Новые гражданские войны
Понятие «новые гражданские войны» не так популярно, как «новые войны» или «новый терроризм». Однако оно используется
[223] и указывает на существующее у политических учёных, конфликтологов и даже экономистов представление о качественном изменении, произошедшем в характере гражданских войн после холодной войны. Соответственно, противопоставляются традиционные, старые гражданские войны и современные, новые. Первые представляются опосредованными групповыми интересами или коллективными травмами, идеологизированными и нацеленными в конечном счёте на политические трансформации. Вторые связаны с криминализацией насилия и хищничеством, определяющим их деполитизированный и деидеологизированный характер. Стремление к справедливости подменяется в новых гражданских войнах стремлением к наживе.
Естественным выводом в таком случае становится заключение о необоснованности и нередко немотивированности и неконтролируемости насилия, к которому обращаются в этих гражданских войнах. Дисциплине политической организации, которой требуется широкая народная поддержка для реализации собственных целей, противопоставляется неорганизованность преступной банды, отстаивающей частные интересы и не обладающей политическими амбициями
[224]. В результате, как справедливо замечает Стасис Каливас, интерпретация гражданских войн сводится при этом к дихотомии «повстанцы – это либо бандиты, мотивированные собственной алчностью, либо политические деятели, стремящиеся решить проблемы своей группы»
[225], что является явным упрощением и искажением реальности гражданской войны.

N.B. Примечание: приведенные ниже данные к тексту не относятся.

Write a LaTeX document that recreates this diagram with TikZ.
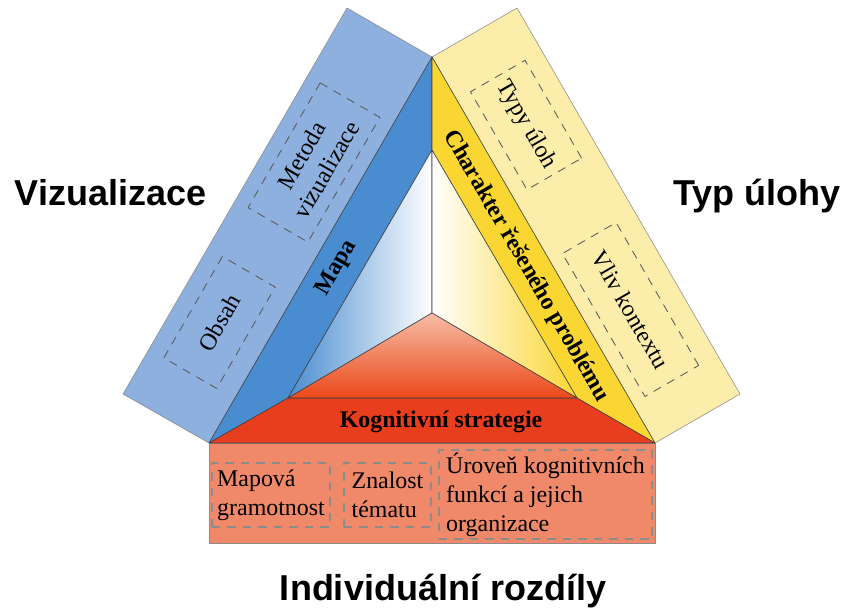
\documentclass[tikz,border=0pt]{standalone}
\usepackage{fontspec}
\setmainfont{Liberation Serif}
\newfontfamily\headfont{Liberation Sans}
\usetikzlibrary{positioning}
\definecolor{slabBlue}{HTML}{8DB0DE}
\definecolor{bandBlue}{HTML}{4A8CD0}
\definecolor{slabGold}{HTML}{FDEDAA}
\definecolor{bandGold}{HTML}{FAD632}
\definecolor{bandRed}{HTML}{E93E1E}
\definecolor{slabRed}{HTML}{EF8969}
\definecolor{paleRed}{HTML}{F6BDA6}

\begin{document}
\begin{tikzpicture}[x=0.025cm, y=-0.025cm, line join=round]
  \tikzstyle{slab} = [draw=black!45, thin];
  \tikzstyle{band} = [draw=black!75, thin];
  \tikzstyle{dbox} = [draw=black!65, line width=0.6pt, dash pattern=on 6pt off 5pt, inner sep=0pt, align=center, font={\fontsize{17}{20.5}\selectfont}];
  \tikzstyle{lowbox} = [dbox, draw=black!45, line width=0.8pt, align=left];
  \tikzstyle{bandLabel} = [font={\fontsize{17}{20.5}\selectfont\bfseries}];
  \tikzstyle{title} = [anchor=base, font={\headfont\bfseries\fontsize{25.6}{30}\selectfont}];

  \useasboundingbox (0,0) rectangle (846,610);

  \coordinate (A) at (432,57);
  \coordinate (B) at (209,443);
  \coordinate (C) at (655,443);
  \coordinate (a) at (432,150);
  \coordinate (b) at (288,398);
  \coordinate (c) at (577,398);
  \coordinate (O) at (432,313);

  % side slabs
  \draw[slab, fill=slabBlue] (A) -- (347,8) -- (123,394) -- (B) -- cycle;
  \draw[slab, fill=slabGold] (A) -- (517,8) -- (740,394) -- (C) -- cycle;
  \draw[slab, fill=slabRed] (B) rectangle (C |- 0,543);

  % bands round the triangle
  \draw[band, fill=bandBlue] (A) -- (a) -- (b) -- (B) -- cycle;
  \draw[band, fill=bandGold] (A) -- (C) -- (c) -- (a) -- cycle;
  \draw[band, fill=bandRed] (B) -- (b) -- (c) -- (C) -- cycle;

  % inner floor
  \draw[band, left color=bandBlue, middle color=bandBlue!55, right color=white] (a) -- (O) -- (b) -- cycle;
  \draw[band, left color=white, middle color=bandGold!55, right color=bandGold] (a) -- (O) -- (c) -- cycle;
  \draw[band, top color=paleRed, bottom color=bandRed!85!orange] (b) -- (O) -- (c) -- cycle;

  \node[bandLabel, rotate=60] (mapa) at (337,268) {Mapa};
  \node[bandLabel, rotate=-60] (charakter) at (526,266) {Charakter řešeného problému};
  \node[bandLabel] (strategie) at (441,422) {Kognitivní strategie};

  \node[dbox, rotate=60, minimum width=3.6cm, minimum height=1.725cm] (metoda) at (314,162.5) {Metoda\\vizualizace};
  \node[dbox, rotate=60, minimum width=2.925cm, minimum height=1.525cm] (obsah) at (219.5,322.5) {Obsah};
  \node[dbox, rotate=-60, minimum width=2.825cm, minimum height=1.575cm] (typy) at (526,125) {Typy úloh};
  \node[dbox, rotate=-60, minimum width=4.125cm, minimum height=1.55cm] (vliv) at (630.5,309.5) {Vliv kontextu};

  \node[lowbox, minimum width=2.95cm, minimum height=1.6cm] (mapova) at (271,495) {Mapová\\gramotnost};
  \node[lowbox, minimum width=2.175cm, minimum height=1.6cm] (znalost) at (387.5,495) {Znalost\\tématu};
  \node[lowbox, minimum width=5.325cm, minimum height=2.225cm] (uroven) at (545.5,494.5) {Úroveň kognitivních\\funkcí a jejich\\organizace};

  \node[title] (vizualizace) at (110.5,205) {Vizualizace};
  \node[title] (typUlohy) at (757,205) {Typ úlohy};
  \node[title] (rozdily) at (443,600) {Individuální rozdíly};
\end{tikzpicture}
\end{document}
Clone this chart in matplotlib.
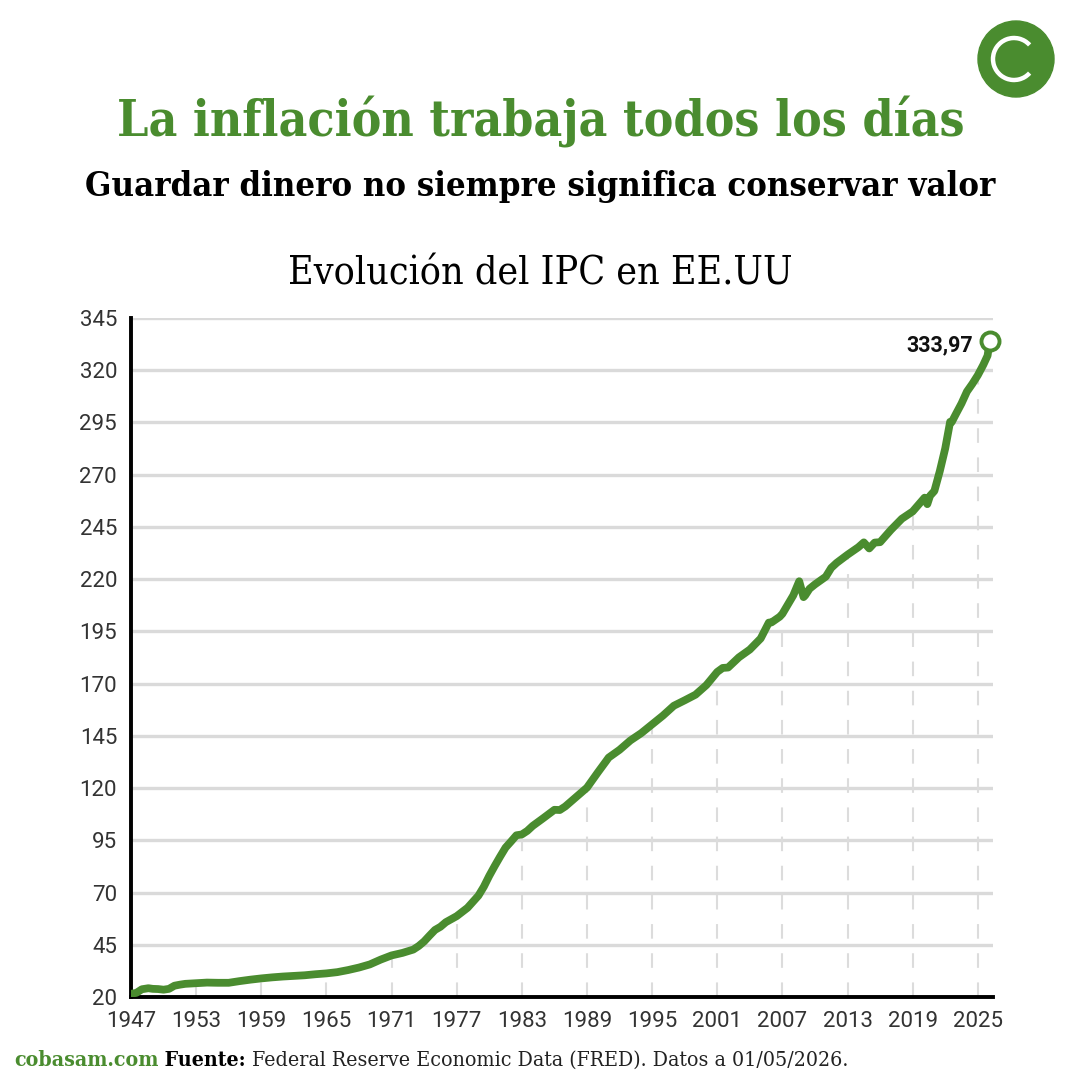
import numpy as np
import matplotlib
matplotlib.use("Agg")
import matplotlib.pyplot as plt
from matplotlib.patches import Circle, Arc

# ---------------- data (US CPI, FRED CPIAUCSL) ----------------
years = [1947.0, 1947.5, 1948.0, 1948.6, 1949.0, 1949.5, 1950.0, 1950.5, 1951.0, 1951.5,
         1952.0, 1953.0, 1954.0, 1955.0, 1956.0, 1956.5, 1957.0, 1958.0, 1959.0, 1960.0,
         1961.0, 1962.0, 1963.0, 1964.0, 1965.0, 1966.0, 1967.0, 1968.0, 1969.0, 1970.0,
         1971.0, 1972.0, 1973.0, 1973.5, 1974.0, 1974.5, 1975.0, 1975.5, 1976.0, 1977.0,
         1978.0, 1979.0, 1979.5, 1980.0, 1980.5, 1981.0, 1981.5, 1982.0, 1982.5, 1983.0,
         1983.5, 1984.0, 1985.0, 1986.0, 1986.5, 1987.0, 1988.0, 1989.0, 1990.0, 1990.75,
         1991.0, 1992.0, 1993.0, 1994.0, 1995.0, 1996.0, 1997.0, 1998.0, 1999.0, 2000.0,
         2001.0, 2001.5, 2002.0, 2003.0, 2004.0, 2005.0, 2005.75, 2006.0, 2006.75, 2007.0,
         2008.0, 2008.55, 2008.95, 2009.1, 2009.5, 2010.0, 2011.0, 2011.5, 2012.0, 2013.0,
         2014.0, 2014.5, 2015.0, 2015.5, 2016.0, 2017.0, 2018.0, 2019.0, 2020.1, 2020.35,
         2020.6, 2021.0, 2021.5, 2022.0, 2022.45, 2022.6, 2023.0, 2023.5, 2024.0, 2024.5,
         2025.0, 2025.5, 2025.9, 2026.1]
cpi = [21.5, 22.0, 23.7, 24.2, 23.9, 23.8, 23.5, 23.9, 25.4, 25.9,
       26.3, 26.6, 26.9, 26.8, 26.8, 27.2, 27.6, 28.3, 28.9, 29.4,
       29.8, 30.1, 30.4, 30.9, 31.3, 31.9, 32.9, 34.1, 35.6, 37.9,
       39.9, 41.1, 42.7, 44.4, 46.6, 49.4, 52.1, 53.6, 55.8, 58.7,
       62.7, 68.5, 72.8, 78.0, 82.7, 87.2, 91.5, 94.4, 97.4, 97.8,
       99.5, 101.9, 105.7, 109.6, 109.5, 111.2, 115.7, 120.2, 127.5, 132.8,
       134.6, 138.3, 142.8, 146.3, 150.5, 154.7, 159.4, 162.0, 164.7, 169.3,
       175.6, 177.5, 177.7, 182.6, 186.3, 191.6, 199.2, 199.3, 202.0, 203.4,
       212.2, 219.0, 211.4, 212.2, 215.4, 217.5, 221.2, 225.4, 227.8, 231.7,
       235.3, 237.6, 234.7, 237.5, 237.7, 243.6, 248.9, 252.4, 259.0, 255.9,
       259.9, 262.2, 271.7, 282.6, 295.3, 295.2, 299.2, 304.1, 309.8, 313.5,
       317.6, 322.5, 327.0, 333.97]

x_ticks = [1947, 1953, 1959, 1965, 1971, 1977, 1983, 1989, 1995, 2001, 2007, 2013, 2019, 2025]
y_ticks = [20, 45, 70, 95, 120, 145, 170, 195, 220, 245, 270, 295, 320, 345]
last_label = "333,97"

title = "La inflación trabaja todos los días"
subtitle = "Guardar dinero no siempre significa conservar valor"
chart_title = "Evolución del IPC en EE.UU"

GREEN = "#4a8c2f"
GRID = "#dadada"
DROP = "#dcdcdc"

W = H = 1081
fig = plt.figure(figsize=(W / 100, H / 100), dpi=100)
fig.patch.set_facecolor("white")

def fx(px):
    return px / W

def fy(py):
    return 1 - py / H

ax = fig.add_axes([fx(131), fy(997), fx(993) - fx(131), fy(318) - fy(997)])
ax.set_xlim(1947, 2026.4)
ax.set_ylim(20, 345)

for y in y_ticks[1:]:
    ax.axhline(y, color=GRID, lw=2.4, zorder=1)

# drop lines from curve to axis at each x tick
for xt in x_ticks[1:]:
    v = np.interp(xt, years, cpi)
    ax.vlines(xt, 20, v, colors=DROP, lw=1.5, linestyles=(0, (7, 7)), zorder=1)

ax.plot(years, cpi, color=GREEN, lw=5.6, solid_capstyle="round", solid_joinstyle="round", zorder=3)
ax.plot(years[-1], cpi[-1], marker="o", ms=13, mfc="white", mec=GREEN, mew=2.8, zorder=4,
        clip_on=False)
ax.annotate(last_label, (years[-1], cpi[-1]), xytext=(-12, -3), textcoords="offset points",
            ha="right", va="center", fontsize=15.5, fontweight="bold", family="Roboto", color="#111111")

for s in ["top", "right"]:
    ax.spines[s].set_visible(False)
for s in ["left", "bottom"]:
    ax.spines[s].set_linewidth(2.8)
    ax.spines[s].set_color("black")
ax.set_xticks(x_ticks)
ax.set_yticks(y_ticks)
ax.tick_params(axis="y", length=0, labelsize=16, colors="#333333", pad=10)
ax.tick_params(axis="x", length=0, labelsize=16, colors="#333333", pad=10)
for lab in ax.get_xticklabels() + ax.get_yticklabels():
    lab.set_family("Roboto")
    lab.set_fontweight("normal")
ax.set_facecolor("none")

# titles
fig.text(0.5, fy(122), title, ha="center", va="center", fontsize=35.7, fontweight="bold",
         family="DejaVu Serif", fontstretch="condensed", color=GREEN)
fig.text(0.5, fy(186), subtitle, ha="center", va="center", fontsize=24.8, fontweight="bold",
         family="DejaVu Serif", fontstretch="condensed", color="black")
fig.text(0.5, fy(274), chart_title, ha="center", va="center", fontsize=28.2,
         family="DejaVu Serif", fontstretch="condensed", color="black")

# logo
fig.patches.append(Circle((fx(1016), fy(59)), fx(38), transform=fig.transFigure, color=GREEN, zorder=5))
fig.patches.append(Arc((fx(1014), fy(59)), fx(42), fx(42), theta1=42, theta2=318,
                       transform=fig.transFigure, color="white", lw=3.2, zorder=6))

# footer
renderer = fig.canvas.get_renderer()
parts = [("cobasam.com", GREEN, "bold"), (" Fuente:", "black", "bold"),
         (" Federal Reserve Economic Data (FRED). Datos a 01/05/2026.", "#222222", "normal")]
xpos = fx(14)
for txt, col, wt in parts:
    t = fig.text(xpos, fy(1060), txt, ha="left", va="center", fontsize=15.3, fontweight=wt,
                 family="DejaVu Serif", fontstretch="condensed", color=col)
    bb = t.get_window_extent(renderer)
    xpos += bb.width / W

fig.savefig("out.png", dpi=100, facecolor="white")
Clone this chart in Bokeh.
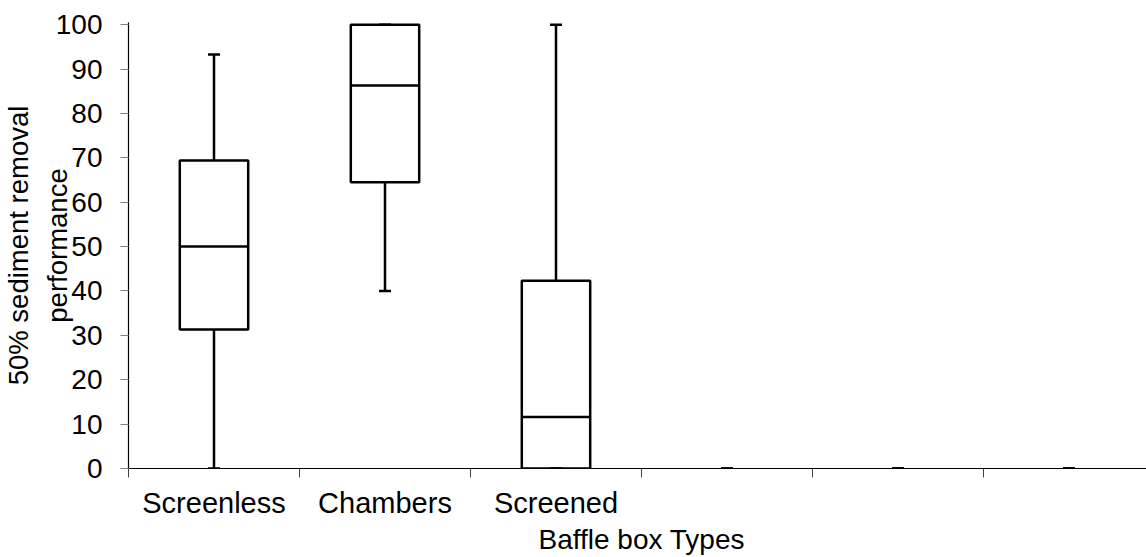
import math
from bokeh.plotting import figure
from bokeh.models import FixedTicker, Range1d, Title
from bokeh.embed import file_html
from bokeh.resources import INLINE

nan = math.nan

# ---- data ----
categories = ["Screenless", "Chambers", "Screened", "", "", ""]
whisker_low = [0.0, 40.0, 0.0, 0.0, 0.0, 0.0]
q1 = [31.3, 64.5, 0.0, nan, nan, nan]
median = [50.0, 86.3, 11.6, nan, nan, nan]
q3 = [69.4, 100.0, 42.3, nan, nan, nan]
whisker_high = [93.3, 100.0, 100.0, 0.0, 0.0, 0.0]
y_ticks = [0, 10, 20, 30, 40, 50, 60, 70, 80, 90, 100]
x_title = "Baffle box Types"
y_title = "50% sediment removal\nperformance"

FONT = "Liberation Sans"
BOX_W = 0.40
LW = 2.5

xs = [i + 1 for i in range(len(categories))]
n = len(categories)

p = figure(
    frame_width=1018, frame_height=446,
    x_range=Range1d(0.5, 0.5 + 1018 / 171.0),
    y_range=Range1d(0, 100.5),
    output_backend="svg", toolbar_location=None,
    min_border_left=128, min_border_right=0,
    min_border_top=22, min_border_bottom=89,
)
p.outline_line_color = None
p.xgrid.visible = False
p.ygrid.visible = False
p.background_fill_color = "white"
p.border_fill_color = "white"

# boxes
p.vbar(x=xs, width=BOX_W, bottom=q1, top=q3, fill_color="white",
       line_color="black", line_width=LW)
# medians
p.segment(x0=[x - BOX_W / 2 for x in xs], x1=[x + BOX_W / 2 for x in xs],
          y0=median, y1=median, line_color="black", line_width=LW)
# whiskers
p.segment(x0=xs, x1=xs, y0=q3, y1=whisker_high, line_color="black", line_width=LW)
p.segment(x0=xs, x1=xs, y0=whisker_low, y1=q1, line_color="black", line_width=LW)
# caps
p.scatter(x=xs, y=whisker_high, marker="dash", size=12, line_color="black", line_width=LW)
p.scatter(x=xs, y=whisker_low, marker="dash", size=12, line_color="black", line_width=LW)

# x axis
xa = p.xaxis[0]
xa.ticker = FixedTicker(ticks=xs[:3], minor_ticks=[x - 0.5 for x in xs] + [n + 0.5])
xa.major_label_overrides = {x: c for x, c in zip(xs, categories) if c}
xa.major_tick_out = 0
xa.major_tick_in = 0
xa.minor_tick_out = 9
xa.minor_tick_in = 0
xa.minor_tick_line_color = "#404040"
xa.axis_line_color = "black"
xa.axis_line_width = 1.2
xa.major_label_text_font = FONT
xa.major_label_text_font_size = "29px"
xa.major_label_text_color = "black"
xa.major_label_standoff = 9

# y axis
ya = p.yaxis[0]
ya.ticker = FixedTicker(ticks=y_ticks, minor_ticks=[])
ya.major_tick_out = 8
ya.major_tick_in = 0
ya.major_tick_line_color = "#808080"
ya.axis_line_color = "black"
ya.axis_line_width = 1.2
ya.major_label_text_font = FONT
ya.major_label_text_font_size = "28px"
ya.major_label_text_color = "black"
ya.major_label_standoff = 18
ya.axis_label = y_title
ya.axis_label_text_font = FONT
ya.axis_label_text_font_size = "27.5px"
ya.axis_label_text_font_style = "normal"
ya.axis_label_text_color = "black"
ya.axis_label_text_line_height = 1.24
ya.axis_label_standoff = -20

p.add_layout(Title(text=x_title, align="left", offset=410, text_font=FONT,
                   text_font_size="28px", text_font_style="normal",
                   text_color="black", standoff=0), "below")

open("out.html", "w").write(file_html(p, INLINE))
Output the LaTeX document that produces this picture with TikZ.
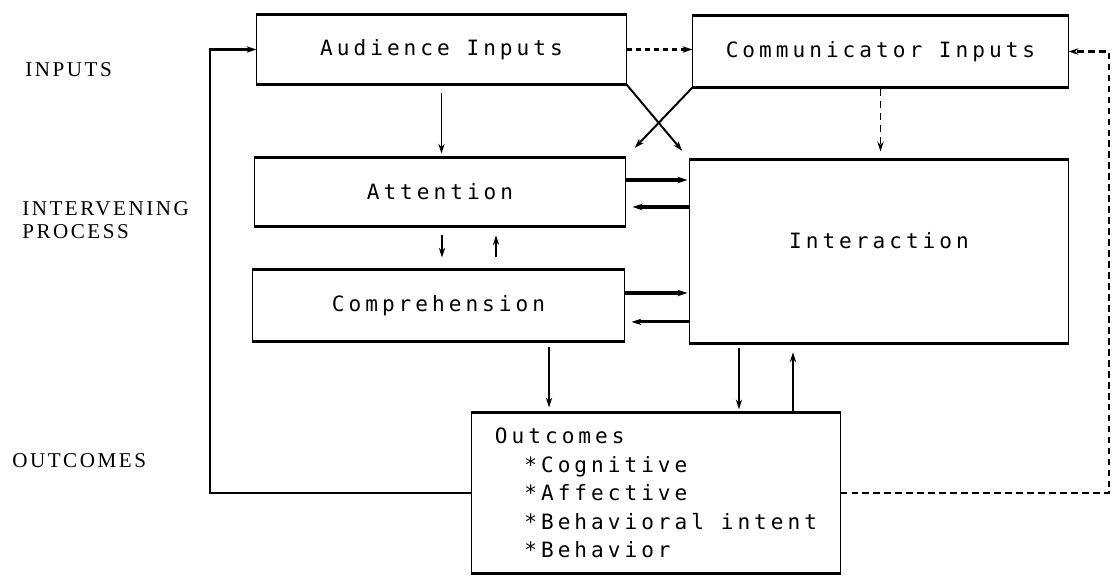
\documentclass[tikz,border=0pt]{standalone}
\usepackage{fontspec}
\newfontfamily\tw[LetterSpace=19]{DejaVu Sans Mono}
\newfontfamily\lbl[LetterSpace=12]{Liberation Serif}
\usetikzlibrary{arrows.meta,calc}
\begin{document}
\begin{tikzpicture}[x=0.025cm,y=-0.025cm,
  box/.style={draw, line width=0.7pt, inner sep=0pt, font=\tw\fontsize{15}{20.3}\selectfont},
  edge/.style={line width=2.3pt},
  tip/.style={-{Stealth[length=7pt,width=4.5pt]}},
  thinarrow/.style={tip, line width=0.8pt},
  thickarrow/.style={tip, line width=2.2pt},
  fbarrow/.style={tip, line width=1.6pt},
  crossarrow/.style={tip, line width=1.4pt},
  dashthick/.style={tip, line width=2.2pt, dash pattern=on 4pt off 2.4pt},
  dashfb/.style={tip, line width=1.8pt, dash pattern=on 4.8pt off 3pt},
  dashthin/.style={tip, line width=1.1pt, dash pattern=on 5pt off 3.5pt},
  sidelabel/.style={anchor=west, align=left, inner sep=0pt, font=\lbl\fontsize{15}{16.3}\selectfont}
]
\useasboundingbox (0,0) rectangle (1113,577);

% boxes
\node[box, minimum width=9.225cm, minimum height=1.725cm] (aud) at (441.5,49.5) {Audience Inputs};
\node[box, minimum width=9.375cm, minimum height=1.775cm] (com) at (880.5,51.5) {Communicator Inputs};
\node[box, minimum width=9.25cm, minimum height=1.7cm] (att) at (440,192) {Attention};
\node[box, minimum width=9.45cm, minimum height=4.575cm] (int) at (879,251.5) {};
\node[font=\tw\fontsize{15}{20.3}\selectfont, inner sep=0pt] (intlbl) at ($(int.center)+(0,-11)$) {Interaction};
\node[box, minimum width=9.275cm, minimum height=1.775cm] (cmp) at (438.5,305.5) {Comprehension};
\node[box, minimum width=9.2cm, minimum height=4cm, align=left] (out) at (656,493)
  {Outcomes\\\phantom{xx}*Cognitive\\\phantom{xx}*Affective\\\phantom{xx}*Behavioral intent\\\phantom{xx}*Behavior};

\foreach \n in {aud,com,att,int,cmp,out} {
  \draw[edge] (\n.north west) -- (\n.north east);
  \draw[edge] (\n.south west) -- (\n.south east);
}

% side labels
\node[sidelabel] (linp) at (25,70) {INPUTS};
\node[sidelabel] (lproc) at (22,220.5) {INTERVENING\\PROCESS};
\node[sidelabel] (lout) at (12,461) {OUTCOMES};

% top row
\draw[dashthick] (aud.east) -- (aud.east -| com.west);
\draw[thinarrow, shorten <=0.22cm, shorten >=0.1cm] (aud.south) -- (aud.south |- att.north);
\draw[dashthin, shorten <=0.03cm, shorten >=0.2cm] (com.south) -- (com.south |- int.north);
\draw[crossarrow, shorten >=0.28cm] (aud.south east) -- (int.north west);
\draw[crossarrow, shorten >=0.33cm] (com.south west) -- (att.north east);

% attention <-> interaction
\draw[thickarrow, shorten >=0.05cm] ([yshift=0.3cm]att.east) -- ([yshift=0.3cm]att.east -| int.west);
\draw[thickarrow, shorten >=0.175cm] ([yshift=-0.375cm]att.east -| int.west) -- ([yshift=-0.375cm]att.east);
% comprehension <-> interaction
\draw[thickarrow, shorten >=0.05cm] ([yshift=0.3125cm]cmp.east) -- ([yshift=0.3125cm]cmp.east -| int.west);
\draw[thickarrow, shorten >=0.175cm] ([yshift=-0.41cm]cmp.east -| int.west) -- ([yshift=-0.41cm]cmp.east);

% attention <-> comprehension
\draw[thinarrow, shorten <=0.22cm, shorten >=0.3cm] ([xshift=0.05cm]att.south) -- ([xshift=0.05cm]att.south |- cmp.north);
\draw[thinarrow, shorten <=0.3cm, shorten >=0.22cm] ([xshift=1.4cm]att.south |- cmp.north) -- ([xshift=1.4cm]att.south);

% to outcomes
\draw[thinarrow, shorten <=0.125cm, shorten >=0.125cm] ([xshift=2.7625cm]cmp.south) -- ([xshift=2.7625cm]cmp.south |- out.north);
\draw[thinarrow, shorten <=0.1cm, shorten >=0.08cm] ([xshift=-3.5cm]int.south) -- ([xshift=-3.5cm]int.south |- out.north);
\draw[thinarrow, shorten >=0.22cm] ([xshift=-2.15cm]int.south |- out.north) -- ([xshift=-2.15cm]int.south);

% feedback loops
\coordinate (fbl) at (210,300);
\coordinate (fbr) at (1109,300);
\draw[fbarrow] (out.west) -- (out.west -| fbl) -- (fbl |- aud.west) -- (aud.west);
\draw[dashfb] (out.east) -- (out.east -| fbr) -- (fbr |- com.east) -- (com.east);
\end{tikzpicture}
\end{document}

Тем не менее следует отметить ряд особенностей, которые характеризуют скорее даже не сами гражданские войны как таковые, а контекст, который задаёт их интерпретацию и восприятие. Так, статистика ясно показывает, что ежегодно наибольшее число конфликтов, которые происходят в мире, – это конфликты внутригосударственные. При этом заметна тенденция к перерастанию внутригосударственных конфликтов в международные, т. е. они не прекращаются за явной победой той или иной стороны, но притягивают внимание и силы соседей или глобальных политических игроков. Внешние акторы берут на себя обязанности по пацификации конфликта, руководствуясь политическими целями (например, вести опосредованную борьбу с идеологическим противником) или экономическими мотивами (будь то военные поставки или контрабанда из зоны боевых действий). Это означает, что гражданские войны всё в большей степени становятся фактором, определяющим политическую обстановку в масштабах региона, в котором они ведутся, и зачастую заметно влияют на мировую политику. Иными словами, новые гражданские войны, как и новые войны вообще, глобализированы – и по составу участников, и по непосредственным и косвенным последствиям.